Their new acquaintance chuckled. “Now what practical jokers accomplished that, I wonder? Last year it was a wagon on the barn roof!” He looked from Heyes to Curry and appeared to consider. “See here, my good fellows,” he continued, “if you’ve got business with Banker Cuthbert, he won’t thank you for looking him up after hours. Surely it can wait till morning. As long as you’re here, even if it was through losing your way, I insist you stay and join our Halloween party. The Matthews family is famous for our parties, you know. I won’t take no for an answer, mind!”
Curry looked questioningly at Heyes. Heyes shrugged agreeably. “Why not?” he said. “We could do with some fun.”
“Splendid, splendid!” exclaimed their host. “The more the merrier, I always say.”
It was a very merry party and they did have fun. Heyes buttered his hands and joined in the taffy pull, the Kid soaked his curls bobbing for apples, and they both danced with every pretty girl in the place. Upon leaving, they thanked their host profusely for his hospitality and followed his directions to the hotel in town, where they fell immediately into a sound sleep.
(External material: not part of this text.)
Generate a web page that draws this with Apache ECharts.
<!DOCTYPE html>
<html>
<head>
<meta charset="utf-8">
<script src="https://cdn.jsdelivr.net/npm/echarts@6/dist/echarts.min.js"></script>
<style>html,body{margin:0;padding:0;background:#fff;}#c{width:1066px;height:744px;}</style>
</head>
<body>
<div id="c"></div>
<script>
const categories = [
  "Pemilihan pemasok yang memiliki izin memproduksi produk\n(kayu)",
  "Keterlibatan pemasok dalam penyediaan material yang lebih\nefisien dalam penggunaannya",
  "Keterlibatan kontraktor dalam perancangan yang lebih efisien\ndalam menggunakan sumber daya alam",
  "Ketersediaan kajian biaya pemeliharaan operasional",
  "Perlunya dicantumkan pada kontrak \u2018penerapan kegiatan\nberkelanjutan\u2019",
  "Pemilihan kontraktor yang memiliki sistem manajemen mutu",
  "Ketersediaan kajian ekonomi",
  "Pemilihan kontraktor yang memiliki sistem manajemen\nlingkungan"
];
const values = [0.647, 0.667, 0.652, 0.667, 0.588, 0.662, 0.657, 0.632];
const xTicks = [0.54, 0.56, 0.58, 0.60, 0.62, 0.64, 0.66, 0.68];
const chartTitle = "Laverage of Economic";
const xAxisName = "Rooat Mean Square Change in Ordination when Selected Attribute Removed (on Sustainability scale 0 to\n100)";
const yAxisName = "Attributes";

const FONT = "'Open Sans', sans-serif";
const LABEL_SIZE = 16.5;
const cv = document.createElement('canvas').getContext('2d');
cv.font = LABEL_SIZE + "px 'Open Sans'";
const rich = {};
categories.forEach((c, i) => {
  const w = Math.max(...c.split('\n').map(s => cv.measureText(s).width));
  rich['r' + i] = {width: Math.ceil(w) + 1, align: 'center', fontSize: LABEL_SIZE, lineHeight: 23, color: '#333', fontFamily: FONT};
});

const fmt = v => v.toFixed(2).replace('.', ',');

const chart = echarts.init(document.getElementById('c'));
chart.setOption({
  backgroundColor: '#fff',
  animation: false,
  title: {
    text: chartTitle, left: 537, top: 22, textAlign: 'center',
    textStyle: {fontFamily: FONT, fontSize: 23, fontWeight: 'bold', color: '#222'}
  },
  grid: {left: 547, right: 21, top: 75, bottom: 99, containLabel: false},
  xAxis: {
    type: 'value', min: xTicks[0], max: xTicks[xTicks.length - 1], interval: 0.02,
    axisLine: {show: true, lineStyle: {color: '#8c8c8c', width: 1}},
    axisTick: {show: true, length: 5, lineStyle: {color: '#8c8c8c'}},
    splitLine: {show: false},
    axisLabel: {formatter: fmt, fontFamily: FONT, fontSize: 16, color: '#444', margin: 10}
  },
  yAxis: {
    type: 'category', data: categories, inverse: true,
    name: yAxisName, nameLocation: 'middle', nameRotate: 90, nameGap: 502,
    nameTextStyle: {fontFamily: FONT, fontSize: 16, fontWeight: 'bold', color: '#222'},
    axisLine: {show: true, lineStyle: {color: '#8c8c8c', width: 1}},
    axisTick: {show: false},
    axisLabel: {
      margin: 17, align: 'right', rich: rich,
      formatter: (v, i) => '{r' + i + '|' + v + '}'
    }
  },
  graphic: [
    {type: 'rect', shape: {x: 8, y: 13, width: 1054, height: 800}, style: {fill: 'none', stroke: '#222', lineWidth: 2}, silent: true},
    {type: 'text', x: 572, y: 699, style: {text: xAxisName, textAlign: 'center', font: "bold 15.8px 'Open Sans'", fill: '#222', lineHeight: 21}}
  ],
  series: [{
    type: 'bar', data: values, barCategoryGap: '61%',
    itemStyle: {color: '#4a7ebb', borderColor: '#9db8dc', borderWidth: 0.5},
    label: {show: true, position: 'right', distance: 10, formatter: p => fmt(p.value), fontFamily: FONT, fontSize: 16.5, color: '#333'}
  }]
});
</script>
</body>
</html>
The next morning, feeling rested and refreshed, they stopped to get directions to Cuthbert’s from the desk clerk. They explained about the Halloween prank with the signs.
“Oh dear, yes, I can see how strangers could get lost that way,” he said, shaking his head. “Especially out by Thorny Hollow Road. Nobody goes there anymore. Nothing there but the old deserted Matthews place.”
“Deserted? But…” the Kid began.
“Yep. Wouldn’t want to be lost out that way myself, ‘specially not on Halloween. Folks do say as how it’s haunted. Course, that’s probably nonsense. It’s a pity, really, that nobody ever fixed that place up. They say old Matthews used to give the best parties. That was before the barn burned down. The whole family was killed in the fire. A terrible tragedy, terrible. Course, that was a long time ago now. Back when old Mr. Cuthbert was the banker here. Old Cutthroat, they used to call him. Now young Mr. Cuthbert’s not like that at all. I’m sure you’ll find him very pleasant.”
Heyes and Curry were speechless. They managed to nod at the clerk and walked out of the hotel.
“Now, Kid, I’m sure there’s a logical explanation. There’s gotta be.”
“Sure there is, Heyes. We went to a party with a bunch of ghosts. What’s not logical about that?”
“No, Kid, lemme think. Hmmm. A dream. Yeah, that’s it. We were on edge over this job, and tired, and we just had a dream.”
“We both had the same dream?” The Kid sounded doubtful.
“I’ve heard of that. It happens. It’s a trick of the mind, that’s all.” Heyes jammed his hands into his pockets. Immediately he stopped walking and slowly drew his hands out again.
The Kid looked at what he was holding: pieces of taffy wrapped in paper. He reached out and took one from his friend’s hand, unwrapped it, and popped it into his mouth.
“Heyes, for a trick of the mind, this is real good taffy. Try some.”
“But, but, Kid, how can you just, I mean, don’t you think…”
“Heyes, I’ll tell you what I think. I think that sometimes you do too much thinkin’. Don’t you think?”
Heyes contemplated the paper-wrapped treats in his hands. “Kid,” he said, “I think you just may have something there.” He ate the taffy.